With the new ignition parts the engine ran better, but still not well. I checked the cold start valve for leaks by removing the small bolt on it, as described on the old 300SE.org site. No fuel came out after some time, so the valve doesn’t appear to be the source of the rich running. I then disconnected the throttle linkage with the engine running and operated only the butterfly on the intake manifold. The engine reved up quite a bit, confirming that its running very rich. I shut it off and let it cool down.
Next step was to adjust the valves. I’ve heard its possible for the intake valves to recede into the head quite badly over time, so I didn’t want to run the engine much more without checking them. All the valves were tight, but not terribly so. Adjustment was tedious, but I finished them all with the help of a friend in about 30 minutes. A 14mm crows foot and good quality screw driver are a must for this job.
Now back to the fuel system. According to several postings on the M100 message boards, it seemed likely that the rack in the injection pump is hung up from old fuel varnish that developed after years of sitting.
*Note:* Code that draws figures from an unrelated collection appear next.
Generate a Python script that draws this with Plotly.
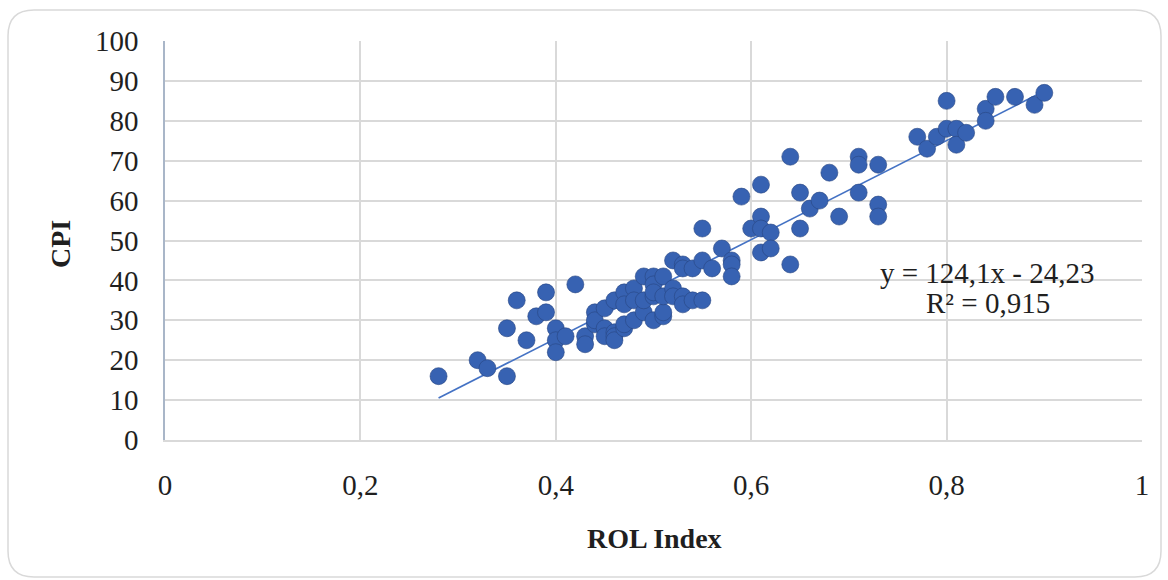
import plotly.graph_objects as go

# ---- data ----
rol_index = [
    0.28, 0.32, 0.33, 0.35, 0.35, 0.36, 0.37, 0.38, 0.39, 0.39,
    0.40, 0.40, 0.40, 0.41, 0.42, 0.43, 0.43, 0.44, 0.44, 0.44,
    0.45, 0.45, 0.45, 0.46, 0.46, 0.46, 0.46, 0.47, 0.47, 0.47,
    0.47, 0.48, 0.48, 0.48, 0.49, 0.49, 0.49, 0.50, 0.50, 0.50,
    0.50, 0.50, 0.51, 0.51, 0.51, 0.51, 0.52, 0.52, 0.52, 0.53,
    0.53, 0.53, 0.53, 0.54, 0.54, 0.55, 0.55, 0.55, 0.56, 0.57,
    0.58, 0.58, 0.58, 0.59, 0.60, 0.61, 0.61, 0.61, 0.61, 0.62,
    0.62, 0.64, 0.64, 0.65, 0.65, 0.66, 0.67, 0.68, 0.69, 0.71,
    0.71, 0.71, 0.73, 0.73, 0.73, 0.77, 0.78, 0.79, 0.80, 0.80,
    0.81, 0.81, 0.82, 0.84, 0.84, 0.85, 0.87, 0.89, 0.90,
]
cpi = [
    16, 20, 18, 16, 28, 35, 25, 31, 32, 37,
    28, 25, 22, 26, 39, 26, 24, 32, 29, 30,
    33, 28, 26, 35, 27, 26, 25, 37, 34, 28,
    29, 38, 35, 30, 41, 32, 35, 41, 39, 36,
    30, 37, 41, 31, 32, 36, 45, 38, 36, 44,
    36, 34, 43, 43, 35, 53, 45, 35, 43, 48,
    45, 44, 41, 61, 53, 64, 56, 53, 47, 52,
    48, 71, 44, 62, 53, 58, 60, 67, 56, 71,
    69, 62, 69, 59, 56, 76, 73, 76, 85, 78,
    78, 74, 77, 83, 80, 86, 86, 84, 87,
]

# trendline as printed on the chart
slope = 124.1
intercept = -24.23
eq_text = "y = 124,1x - 24,23"
r2_text = "R² = 0,915"

x_title = "ROL Index"
y_title = "CPI"

# ---- geometry helpers (pixel -> paper) ----
W, H = 1168, 580
ML, MR, MT, MB = 165, 26, 41, 140
PW, PH = W - ML - MR, H - MT - MB


def px(x):
    return (x - ML) / PW


def py(y):
    return (H - MB - y) / PH


FONT = "Liberation Serif"
TXT = "#1f1f1f"
GRID = "#D9D9D9"
MARK = "#3762B2"
LINE = "#4472C4"

xmin, xmax = min(rol_index), max(rol_index)
trend_x = [xmin, xmax]
trend_y = [slope * v + intercept for v in trend_x]

fig = go.Figure()
fig.add_trace(go.Scatter(
    x=trend_x, y=trend_y, mode="lines",
    line=dict(color=LINE, width=1.7), hoverinfo="skip", showlegend=False,
))
fig.add_trace(go.Scatter(
    x=rol_index, y=cpi, mode="markers",
    marker=dict(size=17, color=MARK, line=dict(width=1, color="rgba(40,70,130,0.6)")),
    showlegend=False,
))

# rounded outer border
l, t, r, b, rad = 8, 10, 1161, 577, 26
path = (
    f"M {px(l + rad)},{py(t)} L {px(r - rad)},{py(t)} "
    f"Q {px(r)},{py(t)} {px(r)},{py(t + rad)} "
    f"L {px(r)},{py(b - rad)} Q {px(r)},{py(b)} {px(r - rad)},{py(b)} "
    f"L {px(l + rad)},{py(b)} Q {px(l)},{py(b)} {px(l)},{py(b - rad)} "
    f"L {px(l)},{py(t + rad)} Q {px(l)},{py(t)} {px(l + rad)},{py(t)} Z"
)


def ann(text, x, y, size, angle=0):
    return dict(text=text, x=px(x), y=py(y), xref="paper", yref="paper",
                xanchor="center", yanchor="middle", textangle=angle,
                showarrow=False, font=dict(size=size, family=FONT, color=TXT))


fig.update_layout(
    width=W, height=H,
    margin=dict(l=ML, r=MR, t=MT, b=MB),
    paper_bgcolor="white", plot_bgcolor="white",
    separators=", ",
    font=dict(family=FONT, color=TXT, size=29),
    shapes=[dict(type="path", path=path, xref="paper", yref="paper",
                 line=dict(color="#D9D9D9", width=1.5), layer="below")],
    annotations=[
        ann(f"<b>{y_title}</b>", 60, 244, 28, -90),
        ann(f"<b>{x_title}</b>", 654, 538, 28),
        ann(eq_text, 987, 273, 29),
        ann(r2_text, 988, 303, 29),
    ],
)
fig.update_xaxes(
    range=[0, 1], dtick=0.2, tick0=0, showgrid=True, gridcolor=GRID, gridwidth=1.5,
    zeroline=False, showline=True, linecolor=GRID, linewidth=1.5, mirror=False,
    ticks="outside", ticklen=18, tickcolor="rgba(0,0,0,0)",
    tickfont=dict(size=29, family=FONT, color=TXT), fixedrange=True,
)
fig.update_yaxes(
    range=[0, 100], dtick=10, tick0=0, showgrid=True, gridcolor=GRID, gridwidth=1.5,
    zeroline=False, showline=True, linecolor="#A9B6C8", linewidth=1.5,
    ticks="outside", ticklen=19, tickcolor="rgba(0,0,0,0)",
    tickfont=dict(size=29, family=FONT, color=TXT), fixedrange=True,
)

fig.write_html("out.html", post_script="document.body.style.margin='0';",
               config={"displayModeBar": False})
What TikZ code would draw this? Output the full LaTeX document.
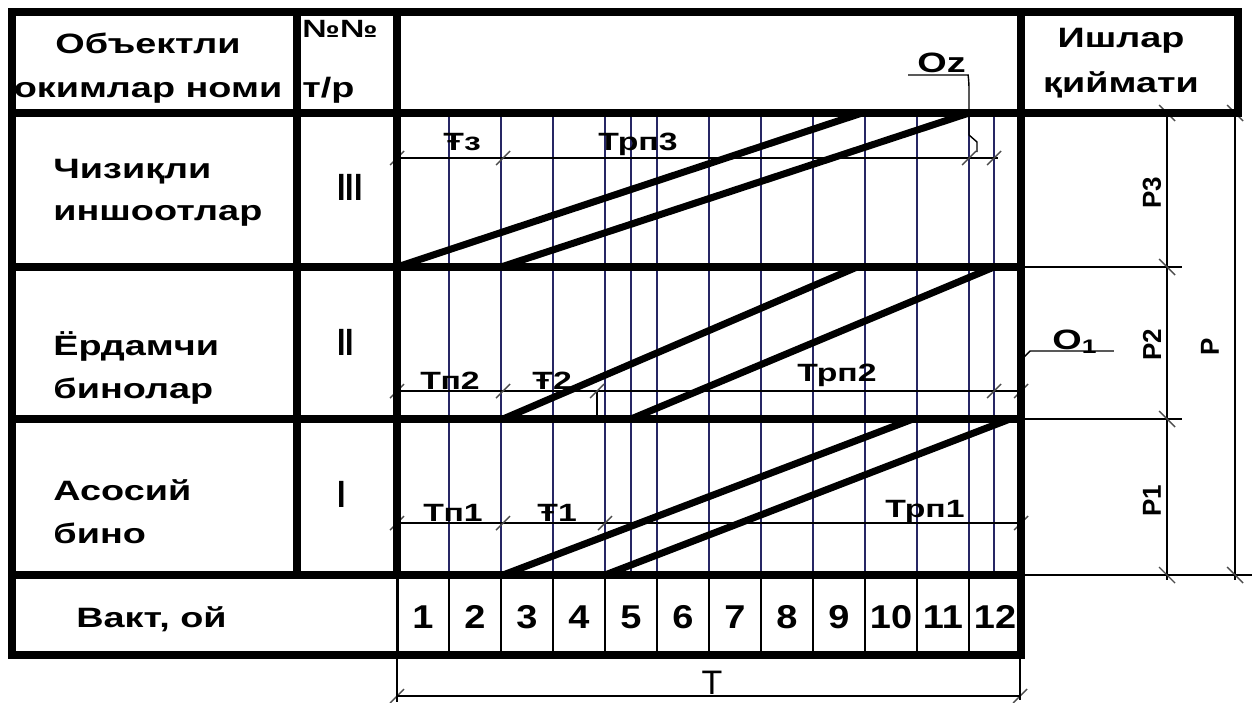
\documentclass[tikz,border=0pt]{standalone}
\usepackage{fontspec}
\setmainfont{Liberation Sans}
\newfontfamily\wide[FakeStretch=1.35]{Liberation Sans}
\newfontfamily\numwide[FakeStretch=1.15]{Liberation Sans}
\usepackage{graphicx}
\usepackage{xcolor}
\definecolor{gridnavy}{RGB}{38,38,100}

\begin{document}
\begin{tikzpicture}[x=0.5pt,y=-0.5pt,
    thickrule/.style={line width=4pt,line cap=rect},
    gridline/.style={line width=1pt,gridnavy},
    dimline/.style={line width=0.7pt},
    dimtick/.style={line width=0.7pt,black!70},
    flow/.style={line width=3.5pt},
    txt/.style={inner sep=0pt,font=\wide\bfseries\fontsize{14}{20}\selectfont},
    dimtxt/.style={inner sep=0pt,font=\wide\bfseries\fontsize{12.5}{15}\selectfont},
    numtxt/.style={inner sep=0pt,font=\numwide\bfseries\fontsize{16.5}{20}\selectfont},
    sidetxt/.style={inner sep=0pt,rotate=90,font=\bfseries\fontsize{13}{15}\selectfont}]

    \useasboundingbox (0,0) rectangle (1256,702);

    % garis tipis bulan
    \foreach \k in {1,...,11}
        \draw[gridline] ({397+52*\k},113) -- ({397+52*\k},575);
    \foreach \x in {631,994}
        \draw[gridline] (\x,113) -- (\x,575);

    % sel bulan di baris bawah
    \foreach \k in {1,...,11}
        \draw[line width=1pt] ({397+52*\k},575) -- ({397+52*\k},655);
    \foreach \k in {1,...,12}
        \node[numtxt,anchor=base] (m\k) at ({371+52*\k},628) {\k};

    % garis ukuran di dalam baris
    \draw[dimline] (397,158) -- (998,158);
    \draw[dimline] (397,391) -- (1021,391);
    \draw[dimline] (597,391) -- (597,419);
    \draw[dimline] (397,523) -- (1021,523);
    \foreach \x/\y in {397/158,503/158,969/158,994/158,
                       397/391,503/391,597/391,994/391,1021/391,
                       397/523,503/523,605/523,1021/523,
                       397/696,1020/696}
        \draw[dimtick] (\x-7,\y+7) -- (\x+7,\y-7);

    % garis ukuran di kanan
    \draw[dimline] (1021,267) -- (1182,267);
    \draw[dimline] (1021,419) -- (1182,419);
    \draw[dimline] (1021,575) -- (1252,575);
    \draw[dimline] (1167,113) -- (1167,580);
    \draw[dimline] (1235,113) -- (1235,580);
    \foreach \x/\y in {1167/113,1167/267,1167/419,1167/575,1235/113,1235/575}
        \draw[dimtick] (\x-8,\y-8) -- (\x+8,\y+8);

    % garis ukuran T di bawah
    \draw[dimline] (397,655) -- (397,702);
    \draw[dimline] (1020,655) -- (1020,700);
    \draw[dimline] (397,696) -- (1020,696);

    % bingkai tabel
    \draw[thickrule] (12,12) rectangle (1021,655);
    \draw[thickrule] (1021,12) -- (1238,12) -- (1238,113) -- (1021,113);
    \foreach \y in {113,267,419,575}
        \draw[thickrule] (12,\y) -- (1021,\y);
    \draw[thickrule] (297,12) -- (297,575);
    \draw[thickrule] (397,12) -- (397,575);
    \draw[line width=1.5pt] (397,575) -- (397,655);

    % garis aliran tiap obyek
    \draw[flow] (397,267) -- (862,113);
    \draw[flow] (501,267) -- (969,113);
    \draw[flow] (503,419) -- (857,267);
    \draw[flow] (631,419) -- (994,267);
    \draw[flow] (503,575) -- (913,419);
    \draw[flow] (605,575) -- (1010,419);

    % judul kolom
    \node[txt,anchor=base] (hdobj1) at (148,53) {Объектли};
    \node[txt,anchor=base] (hdobj2) at (148,97) {окимлар номи};
    \node[dimtxt,anchor=base west] (hdno) at (302,37) {№№};
    \node[txt,anchor=base west] (hdtr) at (302,97) {т/р};
    \node[txt,anchor=base] (hdcost1) at (1121,47) {Ишлар};
    \node[txt,anchor=base] (hdcost2) at (1121,92) {қиймати};

    % nama obyek
    \node[txt,anchor=base west] (obj3a) at (53,178) {Чизиқли};
    \node[txt,anchor=base west] (obj3b) at (53,220) {иншоотлар};
    \node[txt,anchor=base west] (obj2a) at (53,355) {Ёрдамчи};
    \node[txt,anchor=base west] (obj2b) at (53,398) {бинолар};
    \node[txt,anchor=base west] (obj1a) at (53,500) {Асосий};
    \node[txt,anchor=base west] (obj1b) at (53,543) {бино};
    \node[txt,anchor=base west] (time) at (76,627) {Вакт, ой};

    % nomor urut
    \node[inner sep=0pt,anchor=base west,font=\bfseries\fontsize{19}{20}\selectfont] (no3) at (337,200) {\scalebox{0.8}[1]{III}};
    \node[inner sep=0pt,anchor=base west,font=\bfseries\fontsize{19}{20}\selectfont] (no2) at (337,355) {\scalebox{0.8}[1]{II}};
    \node[inner sep=0pt,anchor=base west,font=\bfseries\fontsize{19}{20}\selectfont] (no1) at (337,507) {\scalebox{0.8}[1]{I}};

    % label ukuran
    \node[dimtxt,anchor=base west] (t3) at (443,150) {Ŧз};
    \node[dimtxt,anchor=base west] (trp3) at (598,150) {Трп3};
    \node[dimtxt,anchor=base west] (tp2) at (420,389) {Тп2};
    \node[dimtxt,anchor=base west] (t2) at (532,389) {Ŧ2};
    \node[dimtxt,anchor=base west] (trp2) at (797,381) {Трп2};
    \node[dimtxt,anchor=base west] (tp1) at (423,521) {Тп1};
    \node[dimtxt,anchor=base west] (t1) at (537,521) {Ŧ1};
    \node[dimtxt,anchor=base west] (trp1) at (885,517) {Трп1};

    % label O dengan garis penunjuk
    \node[txt,anchor=base west] (oz) at (917,72) {Oz};
    \coordinate (ozend) at (977,152);
    \draw[dimline] ([xshift=-4.5pt,yshift=-1.5pt]oz.base west) -- ([xshift=1pt,yshift=-1.5pt]oz.base east)
        .. controls (968,75) and (969,80) .. (969,90) -- (969,135) -- (977,142) -- (ozend);
    \node[txt,anchor=base west] (o1) at (1052,349) {O\textsubscript{1}};
    \coordinate (o1end) at (1022,359);
    \draw[dimline] ([xshift=8pt,yshift=-1pt]o1.base east) -- (1030,351) -- (o1end);

    % label P di kanan
    \node[sidetxt] (p3) at (1152,193) {P3};
    \node[sidetxt] (p2) at (1152,345) {P2};
    \node[sidetxt] (p1) at (1152,501) {P1};
    \node[sidetxt] (p) at (1210,347) {P};

    % label T di bawah
    \node[inner sep=0pt,anchor=base,font=\fontsize{17}{20}\selectfont] (tt) at (712,694) {T};

\end{tikzpicture}
\end{document}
To free it, I used a bulb syringe to push acetone into the injection pump through the fuel line. I used an extra fuel line that I ordered that normally goes on the output of the electric fuel pump, A 111 476 09 26. This fit to the input connection of the injection pump and make it quite easy to fill it with acetone.
After soaking it a bit, I removed the small cover at the front of the pump to access the end of the rack. This is a very difficult job because of its location. Removing the distributor made it a bit easier, but a collection of long tools was needed to get in there. I screwed a long M5 bolt into the end of the rack and check it for movement. It move fairly easily, but didn’t return to its center position on its own until I moved it several more times. Then I took this video to show its movement:
You can see it moves quite nicely here. I put everything back together and ran the engine again. Big improvement! The engine reved up very easily now and idled much smoother. However, once it warmed up, it would stall at idle again. I think the cold start valve might still be an issue, so I’ll order up the seals and take it apart this week. Just to be sure the injection pump rack can move freely, I filled it with acetone again to let it soak over the next few days. This certainly can’t hurt!